## GIVEN REQUEST
Using the data below, repeat all of it precisely.

## RECORDED INFORMATION
________________
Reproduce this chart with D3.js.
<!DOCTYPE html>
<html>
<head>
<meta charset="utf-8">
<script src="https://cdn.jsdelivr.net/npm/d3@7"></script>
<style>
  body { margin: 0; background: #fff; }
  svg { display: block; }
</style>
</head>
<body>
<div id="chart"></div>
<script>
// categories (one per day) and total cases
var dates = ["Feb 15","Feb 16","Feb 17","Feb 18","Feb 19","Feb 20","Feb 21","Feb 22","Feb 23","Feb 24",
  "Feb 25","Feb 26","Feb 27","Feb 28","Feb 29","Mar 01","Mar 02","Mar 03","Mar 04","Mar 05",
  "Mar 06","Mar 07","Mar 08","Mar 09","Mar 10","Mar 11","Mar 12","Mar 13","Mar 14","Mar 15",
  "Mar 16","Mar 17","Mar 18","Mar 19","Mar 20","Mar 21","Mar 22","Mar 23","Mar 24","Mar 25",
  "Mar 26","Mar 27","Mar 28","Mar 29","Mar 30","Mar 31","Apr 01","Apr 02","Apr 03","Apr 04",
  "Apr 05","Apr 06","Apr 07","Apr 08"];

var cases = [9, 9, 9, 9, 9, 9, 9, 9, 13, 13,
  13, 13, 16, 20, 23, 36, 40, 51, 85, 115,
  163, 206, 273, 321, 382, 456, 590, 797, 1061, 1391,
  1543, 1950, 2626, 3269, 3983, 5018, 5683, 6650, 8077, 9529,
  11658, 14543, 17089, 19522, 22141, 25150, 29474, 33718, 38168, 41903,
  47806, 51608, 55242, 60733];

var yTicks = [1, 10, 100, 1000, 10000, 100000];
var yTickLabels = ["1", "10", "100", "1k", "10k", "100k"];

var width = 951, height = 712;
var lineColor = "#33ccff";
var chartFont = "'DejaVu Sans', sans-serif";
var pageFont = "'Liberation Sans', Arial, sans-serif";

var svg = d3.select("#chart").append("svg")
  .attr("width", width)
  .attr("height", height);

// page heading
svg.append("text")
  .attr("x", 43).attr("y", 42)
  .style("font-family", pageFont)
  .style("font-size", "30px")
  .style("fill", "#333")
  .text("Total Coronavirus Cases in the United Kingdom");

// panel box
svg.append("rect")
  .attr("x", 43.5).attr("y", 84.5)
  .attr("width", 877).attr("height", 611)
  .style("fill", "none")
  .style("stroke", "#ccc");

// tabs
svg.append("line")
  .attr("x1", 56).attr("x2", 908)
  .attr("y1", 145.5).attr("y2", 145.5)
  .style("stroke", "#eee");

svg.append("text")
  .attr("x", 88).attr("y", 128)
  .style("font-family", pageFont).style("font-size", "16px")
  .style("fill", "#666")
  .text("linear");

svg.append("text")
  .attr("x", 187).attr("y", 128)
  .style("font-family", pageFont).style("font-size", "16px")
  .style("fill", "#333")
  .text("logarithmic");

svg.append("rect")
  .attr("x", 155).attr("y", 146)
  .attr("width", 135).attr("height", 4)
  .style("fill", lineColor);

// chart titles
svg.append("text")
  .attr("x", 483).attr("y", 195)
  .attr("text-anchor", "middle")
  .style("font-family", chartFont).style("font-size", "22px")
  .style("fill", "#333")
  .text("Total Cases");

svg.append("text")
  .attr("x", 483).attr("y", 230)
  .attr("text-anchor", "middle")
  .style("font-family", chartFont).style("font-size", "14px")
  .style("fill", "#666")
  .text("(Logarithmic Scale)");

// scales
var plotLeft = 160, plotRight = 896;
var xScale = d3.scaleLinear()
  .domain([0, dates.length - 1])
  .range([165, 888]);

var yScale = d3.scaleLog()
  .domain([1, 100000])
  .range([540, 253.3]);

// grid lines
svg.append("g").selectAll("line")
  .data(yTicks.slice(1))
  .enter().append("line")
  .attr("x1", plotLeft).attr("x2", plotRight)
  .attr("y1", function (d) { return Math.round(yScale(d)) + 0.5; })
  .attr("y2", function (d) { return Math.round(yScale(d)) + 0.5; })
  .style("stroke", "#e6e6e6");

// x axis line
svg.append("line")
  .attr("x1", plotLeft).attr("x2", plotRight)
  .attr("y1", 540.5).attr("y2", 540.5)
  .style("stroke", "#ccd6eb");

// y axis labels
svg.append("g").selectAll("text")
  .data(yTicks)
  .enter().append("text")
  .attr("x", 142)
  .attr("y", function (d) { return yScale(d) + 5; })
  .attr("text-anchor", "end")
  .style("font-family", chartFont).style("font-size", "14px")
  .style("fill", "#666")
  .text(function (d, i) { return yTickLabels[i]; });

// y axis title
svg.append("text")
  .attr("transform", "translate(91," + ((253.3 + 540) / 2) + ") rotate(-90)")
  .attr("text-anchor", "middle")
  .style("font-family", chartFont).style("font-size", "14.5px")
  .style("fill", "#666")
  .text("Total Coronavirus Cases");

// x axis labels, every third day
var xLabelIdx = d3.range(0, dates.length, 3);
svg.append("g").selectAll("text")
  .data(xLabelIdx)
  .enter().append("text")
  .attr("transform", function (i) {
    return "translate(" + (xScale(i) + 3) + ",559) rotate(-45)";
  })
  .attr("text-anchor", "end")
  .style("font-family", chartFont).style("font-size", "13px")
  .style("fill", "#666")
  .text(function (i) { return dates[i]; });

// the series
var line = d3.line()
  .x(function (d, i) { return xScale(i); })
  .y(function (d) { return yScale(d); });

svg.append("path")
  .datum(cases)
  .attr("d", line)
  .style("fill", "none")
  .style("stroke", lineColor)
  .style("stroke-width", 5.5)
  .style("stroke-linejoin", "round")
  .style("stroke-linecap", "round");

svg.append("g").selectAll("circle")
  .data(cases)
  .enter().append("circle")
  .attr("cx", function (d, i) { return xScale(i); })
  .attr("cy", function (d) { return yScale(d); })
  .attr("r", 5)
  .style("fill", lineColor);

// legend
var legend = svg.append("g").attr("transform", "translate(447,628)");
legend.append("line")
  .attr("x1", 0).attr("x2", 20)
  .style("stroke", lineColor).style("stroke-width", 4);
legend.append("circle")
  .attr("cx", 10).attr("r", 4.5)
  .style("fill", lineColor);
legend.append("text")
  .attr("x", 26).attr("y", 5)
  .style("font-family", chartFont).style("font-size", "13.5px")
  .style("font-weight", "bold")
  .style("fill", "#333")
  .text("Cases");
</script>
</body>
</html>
________________
## EXERCISE RESULT
Reproduce this chart with D3.js.
<!DOCTYPE html>
<html>
<head>
<meta charset="utf-8">
<script src="https://cdn.jsdelivr.net/npm/d3@7"></script>
<style>
  body { margin: 0; background: #fff; }
  svg { display: block; }
</style>
</head>
<body>
<div id="chart"></div>
<script>
// categories (one per day) and total cases
var dates = ["Feb 15","Feb 16","Feb 17","Feb 18","Feb 19","Feb 20","Feb 21","Feb 22","Feb 23","Feb 24",
  "Feb 25","Feb 26","Feb 27","Feb 28","Feb 29","Mar 01","Mar 02","Mar 03","Mar 04","Mar 05",
  "Mar 06","Mar 07","Mar 08","Mar 09","Mar 10","Mar 11","Mar 12","Mar 13","Mar 14","Mar 15",
  "Mar 16","Mar 17","Mar 18","Mar 19","Mar 20","Mar 21","Mar 22","Mar 23","Mar 24","Mar 25",
  "Mar 26","Mar 27","Mar 28","Mar 29","Mar 30","Mar 31","Apr 01","Apr 02","Apr 03","Apr 04",
  "Apr 05","Apr 06","Apr 07","Apr 08"];

var cases = [9, 9, 9, 9, 9, 9, 9, 9, 13, 13,
  13, 13, 16, 20, 23, 36, 40, 51, 85, 115,
  163, 206, 273, 321, 382, 456, 590, 797, 1061, 1391,
  1543, 1950, 2626, 3269, 3983, 5018, 5683, 6650, 8077, 9529,
  11658, 14543, 17089, 19522, 22141, 25150, 29474, 33718, 38168, 41903,
  47806, 51608, 55242, 60733];

var yTicks = [1, 10, 100, 1000, 10000, 100000];
var yTickLabels = ["1", "10", "100", "1k", "10k", "100k"];

var width = 951, height = 712;
var lineColor = "#33ccff";
var chartFont = "'DejaVu Sans', sans-serif";
var pageFont = "'Liberation Sans', Arial, sans-serif";

var svg = d3.select("#chart").append("svg")
  .attr("width", width)
  .attr("height", height);

// page heading
svg.append("text")
  .attr("x", 43).attr("y", 42)
  .style("font-family", pageFont)
  .style("font-size", "30px")
  .style("fill", "#333")
  .text("Total Coronavirus Cases in the United Kingdom");

// panel box
svg.append("rect")
  .attr("x", 43.5).attr("y", 84.5)
  .attr("width", 877).attr("height", 611)
  .style("fill", "none")
  .style("stroke", "#ccc");

// tabs
svg.append("line")
  .attr("x1", 56).attr("x2", 908)
  .attr("y1", 145.5).attr("y2", 145.5)
  .style("stroke", "#eee");

svg.append("text")
  .attr("x", 88).attr("y", 128)
  .style("font-family", pageFont).style("font-size", "16px")
  .style("fill", "#666")
  .text("linear");

svg.append("text")
  .attr("x", 187).attr("y", 128)
  .style("font-family", pageFont).style("font-size", "16px")
  .style("fill", "#333")
  .text("logarithmic");

svg.append("rect")
  .attr("x", 155).attr("y", 146)
  .attr("width", 135).attr("height", 4)
  .style("fill", lineColor);

// chart titles
svg.append("text")
  .attr("x", 483).attr("y", 195)
  .attr("text-anchor", "middle")
  .style("font-family", chartFont).style("font-size", "22px")
  .style("fill", "#333")
  .text("Total Cases");

svg.append("text")
  .attr("x", 483).attr("y", 230)
  .attr("text-anchor", "middle")
  .style("font-family", chartFont).style("font-size", "14px")
  .style("fill", "#666")
  .text("(Logarithmic Scale)");

// scales
var plotLeft = 160, plotRight = 896;
var xScale = d3.scaleLinear()
  .domain([0, dates.length - 1])
  .range([165, 888]);

var yScale = d3.scaleLog()
  .domain([1, 100000])
  .range([540, 253.3]);

// grid lines
svg.append("g").selectAll("line")
  .data(yTicks.slice(1))
  .enter().append("line")
  .attr("x1", plotLeft).attr("x2", plotRight)
  .attr("y1", function (d) { return Math.round(yScale(d)) + 0.5; })
  .attr("y2", function (d) { return Math.round(yScale(d)) + 0.5; })
  .style("stroke", "#e6e6e6");

// x axis line
svg.append("line")
  .attr("x1", plotLeft).attr("x2", plotRight)
  .attr("y1", 540.5).attr("y2", 540.5)
  .style("stroke", "#ccd6eb");

// y axis labels
svg.append("g").selectAll("text")
  .data(yTicks)
  .enter().append("text")
  .attr("x", 142)
  .attr("y", function (d) { return yScale(d) + 5; })
  .attr("text-anchor", "end")
  .style("font-family", chartFont).style("font-size", "14px")
  .style("fill", "#666")
  .text(function (d, i) { return yTickLabels[i]; });

// y axis title
svg.append("text")
  .attr("transform", "translate(91," + ((253.3 + 540) / 2) + ") rotate(-90)")
  .attr("text-anchor", "middle")
  .style("font-family", chartFont).style("font-size", "14.5px")
  .style("fill", "#666")
  .text("Total Coronavirus Cases");

// x axis labels, every third day
var xLabelIdx = d3.range(0, dates.length, 3);
svg.append("g").selectAll("text")
  .data(xLabelIdx)
  .enter().append("text")
  .attr("transform", function (i) {
    return "translate(" + (xScale(i) + 3) + ",559) rotate(-45)";
  })
  .attr("text-anchor", "end")
  .style("font-family", chartFont).style("font-size", "13px")
  .style("fill", "#666")
  .text(function (i) { return dates[i]; });

// the series
var line = d3.line()
  .x(function (d, i) { return xScale(i); })
  .y(function (d) { return yScale(d); });

svg.append("path")
  .datum(cases)
  .attr("d", line)
  .style("fill", "none")
  .style("stroke", lineColor)
  .style("stroke-width", 5.5)
  .style("stroke-linejoin", "round")
  .style("stroke-linecap", "round");

svg.append("g").selectAll("circle")
  .data(cases)
  .enter().append("circle")
  .attr("cx", function (d, i) { return xScale(i); })
  .attr("cy", function (d) { return yScale(d); })
  .attr("r", 5)
  .style("fill", lineColor);

// legend
var legend = svg.append("g").attr("transform", "translate(447,628)");
legend.append("line")
  .attr("x1", 0).attr("x2", 20)
  .style("stroke", lineColor).style("stroke-width", 4);
legend.append("circle")
  .attr("cx", 10).attr("r", 4.5)
  .style("fill", lineColor);
legend.append("text")
  .attr("x", 26).attr("y", 5)
  .style("font-family", chartFont).style("font-size", "13.5px")
  .style("font-weight", "bold")
  .style("fill", "#333")
  .text("Cases");
</script>
</body>
</html>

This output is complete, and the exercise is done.